A sucessão de acontecimentos ocorridos após o anúncio do acordo mediado por Brasil e Turquia com o Irã mostra um mundo em transformação. Fica claro agora o embate entre três líderes regionais importantes: a Turquia, no Oriente Médio, e Brasil e EUA nas Américas. Com a ascensão geopolítica brasileira, o impasse envolvendo a questão iraniana mostra uma briga por acomodação internacional.
Quem ganha com isso é o Irã. Pelo menos num primeiro momento. O "fato novo", conforme definição que vem sendo usada pela diplomacia brasileira, põe Washington e Brasília em rota de colisão. A polarização da América Latina é o cenário ideal para Teerã – já apoiada por países da região abertamente em confronto com os americanos, casos de Venezuela e Bolívia.
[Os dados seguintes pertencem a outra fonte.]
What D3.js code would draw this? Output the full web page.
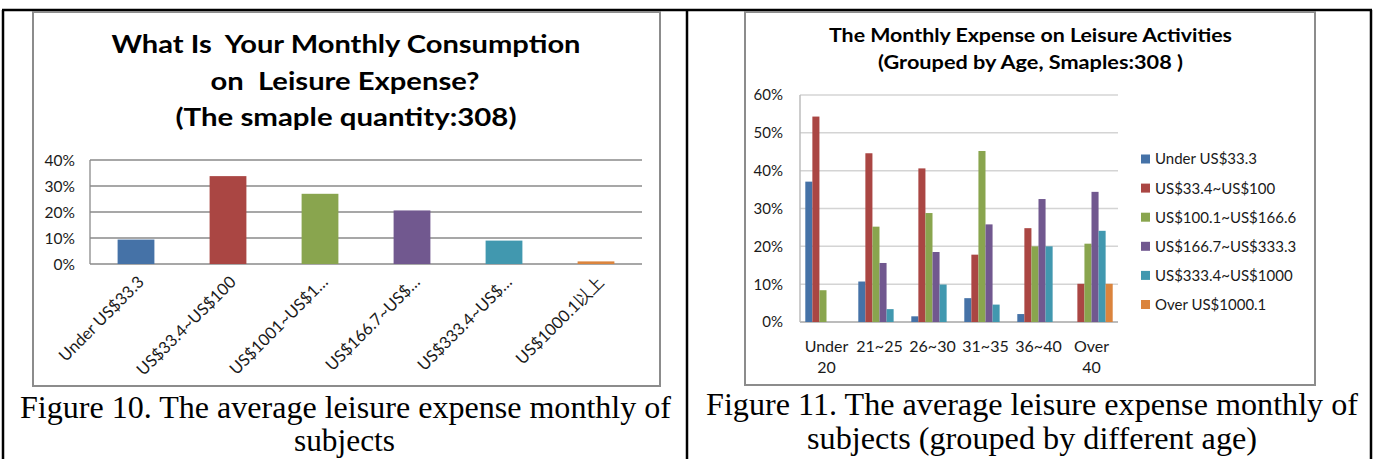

Mais ainda, cria um racha entre os membros do Conselho de Segurança da ONU. Os permanentes aparentemente estão fechados com o rascunho apresentado pelos EUA. Mas, para a resolução ser aprovada, é preciso também aprovação de ao menos nove dos 15 membros - rotativos e permanentes. E aí é que a situação se complica para Washington. Os países que ocupam atualmente os assentos não-permanentes são Brasil, Turquia, Áustria, Gabão, Bósnia e Herzegovina, Líbano, México, Nigéria, Uganda e Japão.
A aprovação pode não ser fácil. Se a China furar, o texto não passa. Se topar, além dos cinco membros-permanentes, será preciso também contar com ao menos quatro votos dos rotativos. Brasil e Turquia certamente serão contrários. Bósnia e Herzegovina, Líbano e Nigéria devem seguir o mesmo caminho. Restam Áustria, México, Japão, Gabão e Uganda. Desses cinco, quatro precisam ser convencidos pelos EUA. Se o México quiser se aproximar regionalmente do Brasil, será contrário. Se pesar na balança sua relação comercial com os americanos, irá apoiá-los. O fato é que o jogo permanece totalmente aberto.
Por ora, no entanto, quem mais colheu frutos foi o Irã. Além de deixar a impressão de estar em busca de "medidas para o estabelecimento de confiança mútua" (palavras de Sharon Squassoni, diretor do Center for Strategic and International Studied, de Washington), desestabilizou o Conselho de Segurança da ONU e causou enorme desconforto nas relações americano-brasileiras - que vinham sendo incrementadas, apesar das discordâncias, e mereceram inclusive a assinatura de um acordo militar, em abril.
Com a reação americana ao acordo, o Irã conseguiu polarizar os países do Conselho a partir de um pressuposto maniqueísta: os pró-americanos e os antiamericanos. Indiretamente, o próprio governo de Washington acabou contribuindo para o renascimento de um dilema típico de seus inimigos e que parecia ultrapassado a partir da eleição de Obama. Enquanto isso, Ahmadinejad ganhou ao menos dois defensores árduos: Brasil e Turquia, países que apostaram alto, mas ainda não puderam colher os frutos positivos da tentativa de exercer papel mais relevante no cenário internacional. Por ora, só receberam os golpes de potências reativas frente à possibilidade de uma maior divisão do poder.